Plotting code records
— BEGIN —
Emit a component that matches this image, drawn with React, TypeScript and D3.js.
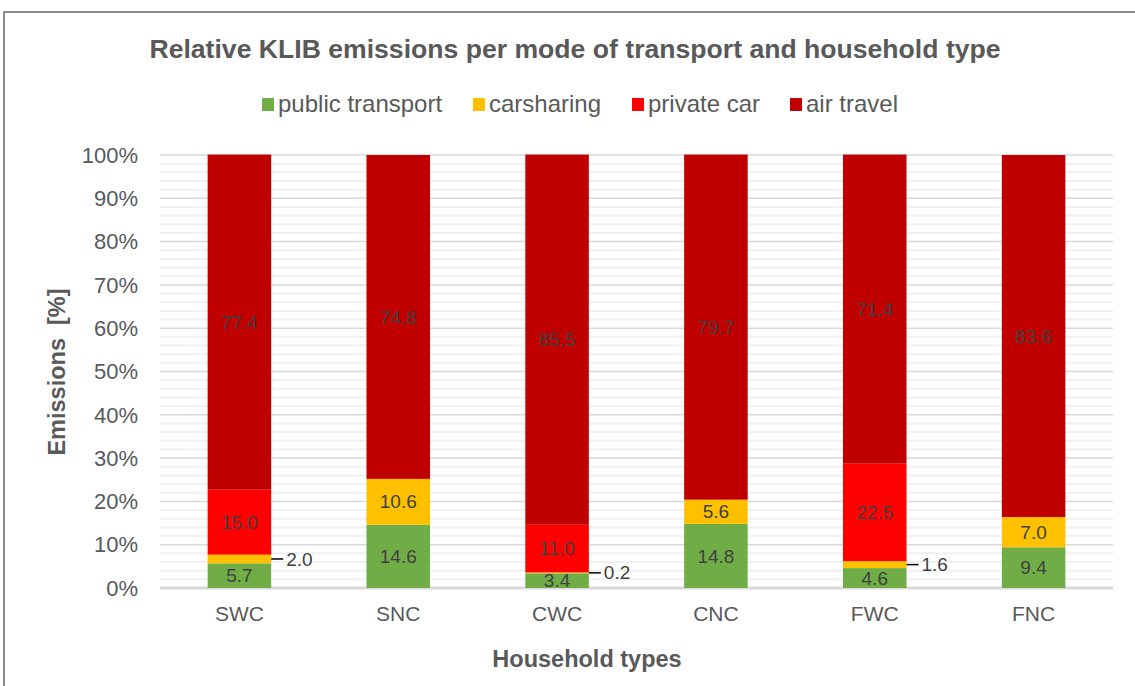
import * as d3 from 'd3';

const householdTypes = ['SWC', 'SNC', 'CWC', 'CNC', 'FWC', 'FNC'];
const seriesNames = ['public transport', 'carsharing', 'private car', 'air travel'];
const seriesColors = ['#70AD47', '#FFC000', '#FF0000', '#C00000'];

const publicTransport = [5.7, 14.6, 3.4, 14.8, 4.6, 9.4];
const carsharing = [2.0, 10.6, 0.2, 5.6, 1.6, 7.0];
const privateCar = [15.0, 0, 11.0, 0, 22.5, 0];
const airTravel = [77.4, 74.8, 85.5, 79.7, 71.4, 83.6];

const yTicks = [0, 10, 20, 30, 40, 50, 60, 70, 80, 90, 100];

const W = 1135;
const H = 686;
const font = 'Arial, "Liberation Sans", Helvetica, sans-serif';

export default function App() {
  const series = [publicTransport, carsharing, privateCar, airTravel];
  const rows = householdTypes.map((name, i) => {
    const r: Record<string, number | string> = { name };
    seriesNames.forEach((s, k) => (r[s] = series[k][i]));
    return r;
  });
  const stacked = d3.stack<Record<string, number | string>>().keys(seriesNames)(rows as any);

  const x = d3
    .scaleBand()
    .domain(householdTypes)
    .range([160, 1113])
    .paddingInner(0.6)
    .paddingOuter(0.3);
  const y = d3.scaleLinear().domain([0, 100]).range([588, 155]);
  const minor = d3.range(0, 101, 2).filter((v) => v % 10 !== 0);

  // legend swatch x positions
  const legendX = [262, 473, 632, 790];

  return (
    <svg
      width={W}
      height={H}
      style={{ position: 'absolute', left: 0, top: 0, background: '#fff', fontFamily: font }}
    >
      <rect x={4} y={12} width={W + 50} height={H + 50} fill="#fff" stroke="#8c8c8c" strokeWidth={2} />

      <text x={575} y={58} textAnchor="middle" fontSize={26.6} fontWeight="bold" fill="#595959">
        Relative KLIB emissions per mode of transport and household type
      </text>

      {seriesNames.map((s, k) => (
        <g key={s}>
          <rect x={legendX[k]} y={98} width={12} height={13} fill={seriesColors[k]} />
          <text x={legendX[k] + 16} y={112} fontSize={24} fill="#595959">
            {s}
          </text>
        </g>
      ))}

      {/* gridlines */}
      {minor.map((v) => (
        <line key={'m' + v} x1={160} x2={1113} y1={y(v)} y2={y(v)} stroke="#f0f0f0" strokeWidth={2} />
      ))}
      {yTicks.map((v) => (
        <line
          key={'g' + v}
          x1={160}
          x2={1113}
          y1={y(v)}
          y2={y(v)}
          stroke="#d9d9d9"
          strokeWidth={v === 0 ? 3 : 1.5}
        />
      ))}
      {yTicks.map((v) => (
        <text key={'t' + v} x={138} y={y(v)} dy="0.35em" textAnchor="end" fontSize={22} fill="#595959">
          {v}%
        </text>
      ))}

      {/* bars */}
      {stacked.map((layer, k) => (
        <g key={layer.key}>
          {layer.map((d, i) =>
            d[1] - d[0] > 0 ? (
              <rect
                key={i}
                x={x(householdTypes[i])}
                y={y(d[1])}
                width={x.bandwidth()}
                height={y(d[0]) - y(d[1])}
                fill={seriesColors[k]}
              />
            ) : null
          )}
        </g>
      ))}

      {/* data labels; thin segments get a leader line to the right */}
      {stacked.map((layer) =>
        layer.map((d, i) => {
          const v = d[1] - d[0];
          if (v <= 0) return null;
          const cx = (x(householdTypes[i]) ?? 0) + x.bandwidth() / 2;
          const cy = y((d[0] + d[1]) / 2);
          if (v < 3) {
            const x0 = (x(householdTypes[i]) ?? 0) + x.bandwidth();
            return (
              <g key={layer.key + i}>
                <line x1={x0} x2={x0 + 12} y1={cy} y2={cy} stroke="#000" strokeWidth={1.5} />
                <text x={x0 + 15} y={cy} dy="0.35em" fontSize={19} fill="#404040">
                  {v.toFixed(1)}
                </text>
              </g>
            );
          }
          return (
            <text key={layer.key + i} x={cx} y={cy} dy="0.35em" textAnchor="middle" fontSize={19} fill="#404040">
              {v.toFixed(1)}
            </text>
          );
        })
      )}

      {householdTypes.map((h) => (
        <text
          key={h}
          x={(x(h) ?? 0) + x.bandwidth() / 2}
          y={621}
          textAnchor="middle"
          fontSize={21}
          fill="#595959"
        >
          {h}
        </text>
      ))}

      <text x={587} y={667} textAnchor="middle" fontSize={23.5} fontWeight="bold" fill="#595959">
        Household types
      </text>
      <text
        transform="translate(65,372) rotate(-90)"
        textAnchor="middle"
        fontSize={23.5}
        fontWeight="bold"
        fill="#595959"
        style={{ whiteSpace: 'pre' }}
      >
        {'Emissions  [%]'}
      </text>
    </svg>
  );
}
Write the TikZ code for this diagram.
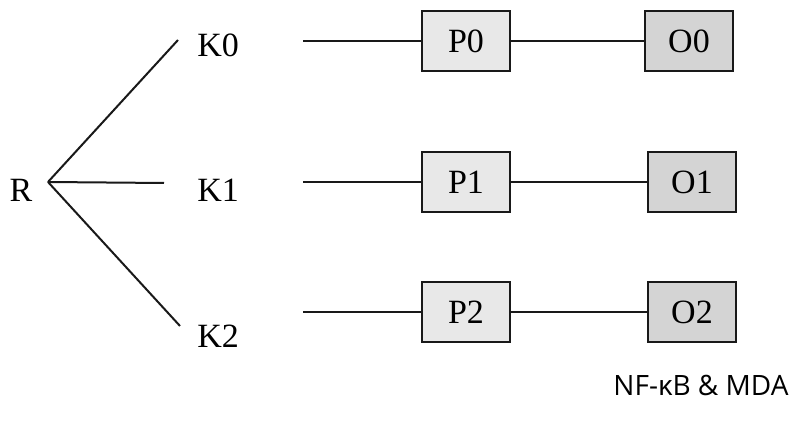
— END —
* _EXERCISE_
Give every record back exactly as it reads, with no images.

* _EXERCISE SOLUTION_
Emit a component that matches this image, drawn with React, TypeScript and D3.js.
import * as d3 from 'd3';

const householdTypes = ['SWC', 'SNC', 'CWC', 'CNC', 'FWC', 'FNC'];
const seriesNames = ['public transport', 'carsharing', 'private car', 'air travel'];
const seriesColors = ['#70AD47', '#FFC000', '#FF0000', '#C00000'];

const publicTransport = [5.7, 14.6, 3.4, 14.8, 4.6, 9.4];
const carsharing = [2.0, 10.6, 0.2, 5.6, 1.6, 7.0];
const privateCar = [15.0, 0, 11.0, 0, 22.5, 0];
const airTravel = [77.4, 74.8, 85.5, 79.7, 71.4, 83.6];

const yTicks = [0, 10, 20, 30, 40, 50, 60, 70, 80, 90, 100];

const W = 1135;
const H = 686;
const font = 'Arial, "Liberation Sans", Helvetica, sans-serif';

export default function App() {
  const series = [publicTransport, carsharing, privateCar, airTravel];
  const rows = householdTypes.map((name, i) => {
    const r: Record<string, number | string> = { name };
    seriesNames.forEach((s, k) => (r[s] = series[k][i]));
    return r;
  });
  const stacked = d3.stack<Record<string, number | string>>().keys(seriesNames)(rows as any);

  const x = d3
    .scaleBand()
    .domain(householdTypes)
    .range([160, 1113])
    .paddingInner(0.6)
    .paddingOuter(0.3);
  const y = d3.scaleLinear().domain([0, 100]).range([588, 155]);
  const minor = d3.range(0, 101, 2).filter((v) => v % 10 !== 0);

  // legend swatch x positions
  const legendX = [262, 473, 632, 790];

  return (
    <svg
      width={W}
      height={H}
      style={{ position: 'absolute', left: 0, top: 0, background: '#fff', fontFamily: font }}
    >
      <rect x={4} y={12} width={W + 50} height={H + 50} fill="#fff" stroke="#8c8c8c" strokeWidth={2} />

      <text x={575} y={58} textAnchor="middle" fontSize={26.6} fontWeight="bold" fill="#595959">
        Relative KLIB emissions per mode of transport and household type
      </text>

      {seriesNames.map((s, k) => (
        <g key={s}>
          <rect x={legendX[k]} y={98} width={12} height={13} fill={seriesColors[k]} />
          <text x={legendX[k] + 16} y={112} fontSize={24} fill="#595959">
            {s}
          </text>
        </g>
      ))}

      {/* gridlines */}
      {minor.map((v) => (
        <line key={'m' + v} x1={160} x2={1113} y1={y(v)} y2={y(v)} stroke="#f0f0f0" strokeWidth={2} />
      ))}
      {yTicks.map((v) => (
        <line
          key={'g' + v}
          x1={160}
          x2={1113}
          y1={y(v)}
          y2={y(v)}
          stroke="#d9d9d9"
          strokeWidth={v === 0 ? 3 : 1.5}
        />
      ))}
      {yTicks.map((v) => (
        <text key={'t' + v} x={138} y={y(v)} dy="0.35em" textAnchor="end" fontSize={22} fill="#595959">
          {v}%
        </text>
      ))}

      {/* bars */}
      {stacked.map((layer, k) => (
        <g key={layer.key}>
          {layer.map((d, i) =>
            d[1] - d[0] > 0 ? (
              <rect
                key={i}
                x={x(householdTypes[i])}
                y={y(d[1])}
                width={x.bandwidth()}
                height={y(d[0]) - y(d[1])}
                fill={seriesColors[k]}
              />
            ) : null
          )}
        </g>
      ))}

      {/* data labels; thin segments get a leader line to the right */}
      {stacked.map((layer) =>
        layer.map((d, i) => {
          const v = d[1] - d[0];
          if (v <= 0) return null;
          const cx = (x(householdTypes[i]) ?? 0) + x.bandwidth() / 2;
          const cy = y((d[0] + d[1]) / 2);
          if (v < 3) {
            const x0 = (x(householdTypes[i]) ?? 0) + x.bandwidth();
            return (
              <g key={layer.key + i}>
                <line x1={x0} x2={x0 + 12} y1={cy} y2={cy} stroke="#000" strokeWidth={1.5} />
                <text x={x0 + 15} y={cy} dy="0.35em" fontSize={19} fill="#404040">
                  {v.toFixed(1)}
                </text>
              </g>
            );
          }
          return (
            <text key={layer.key + i} x={cx} y={cy} dy="0.35em" textAnchor="middle" fontSize={19} fill="#404040">
              {v.toFixed(1)}
            </text>
          );
        })
      )}

      {householdTypes.map((h) => (
        <text
          key={h}
          x={(x(h) ?? 0) + x.bandwidth() / 2}
          y={621}
          textAnchor="middle"
          fontSize={21}
          fill="#595959"
        >
          {h}
        </text>
      ))}

      <text x={587} y={667} textAnchor="middle" fontSize={23.5} fontWeight="bold" fill="#595959">
        Household types
      </text>
      <text
        transform="translate(65,372) rotate(-90)"
        textAnchor="middle"
        fontSize={23.5}
        fontWeight="bold"
        fill="#595959"
        style={{ whiteSpace: 'pre' }}
      >
        {'Emissions  [%]'}
      </text>
    </svg>
  );
}
Write the TikZ code for this diagram.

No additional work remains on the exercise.